Pearce believes that use of such supplements is much higher in amateur level sports and gym enthusiasts – and argues that there needs to be a joined-up approach between industry and sports nutrition experts to deal with the potential problems with taking too many supplements.
“What we need to do is to be honest and say ‘you know what, there are a lot of foods out there that we can eat to get these nutrients as well’,” she argues.
“Be mindful of taking too much, rather than too little,” says the internationally recognised expert – noting that people need to be ‘strategic’ in their use of sports supplements. “If you are doing a 20 or 30 minute run or a short session in the gym, do you really need a sports drink or will water be fine?”
The head of performance nutrition says that most her work with athletes in the build-up to the Olympics will focus on ‘fine tuning’ and ‘dealing with the unexpected’ such as injuries and illness.
“Most people who go to the gym may just do one hour long work out, and they might not do that every day of the week,” she says. “A lot of people forget that athletes will not only have specialist skills training but also weight sessions and physiotherapy sessions. All of these are quite demanding and require fuel and hydration management.”
“From our perspective, there are also a lot more benefits to be gained at the elite level by the athlete being very mindful of how they eat around their training session or event”
Role of nutrition
Pearce told us that the demands put on individual athlete’s body are very specific is to their respective sport – meaning there can be no ‘blanket’ approach to nutrition.

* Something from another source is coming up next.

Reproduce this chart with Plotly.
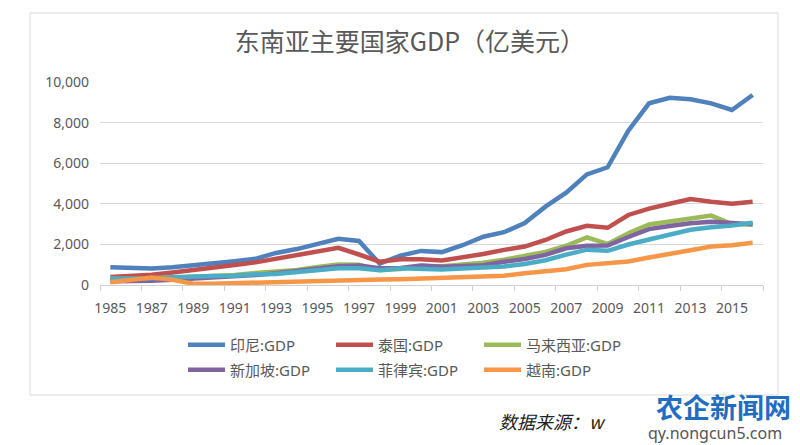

“Each athlete has to think differently in terms of nutrition,” she explains. “If you have a very experienced athlete then the main role of the nutrition advisor at this stage is to be helping with fine tuning. So you are doing very bespoke and specific adjustments.”
“The key thing is that this all happens as part of a multi-disciplinary team. We work closely with the doctor and physiologist as a team, but the nutritionist in that team has two roles – to try and maximise any supplementations used, but also to look at nutritional intake to see if there are dietary changes that could help to achieve what is needed.”
Whilst this can, and sometimes does, involve using a nutritional supplement, the use of sports supplements at the top level is not as high as many would imagine, explains the nutrition expert.
“We don’t know everything there is in food, and how we utilise them in the body, so we always have to watch the food first and then use any supplements where they are appropriate so that we can benefit in training or performance,”
“We use supplements as something that is complementary to the diet. Supplements are and need to be seen as supplementary,” she said.
In-fact for the most part athletes at the top of their game would generally only use a few very specific supplements that they might not be able to get in high enough levels in the diet, she says.
“There are only three or four supplements that have been shown to improve performance. That’s things like creatine, beta-alanine, bicarb [sodium bicarbonate] and caffeine.”
“You might want to throw nitrates in there too, but there’s still a lot more work to be done. They do show promise though.”
One of the key things the English Institute of Sport is interested in at the moment is how to help athletes with specific dietary requirements to achieve optimal nutrition.
“For any vegetarian athletes, we know that they will probably be low in creatine and beta-alanine because they only come from meat products,” says Pearce. “So those are situations where quite clearly they would have to use the supplement to get those performance benefits.”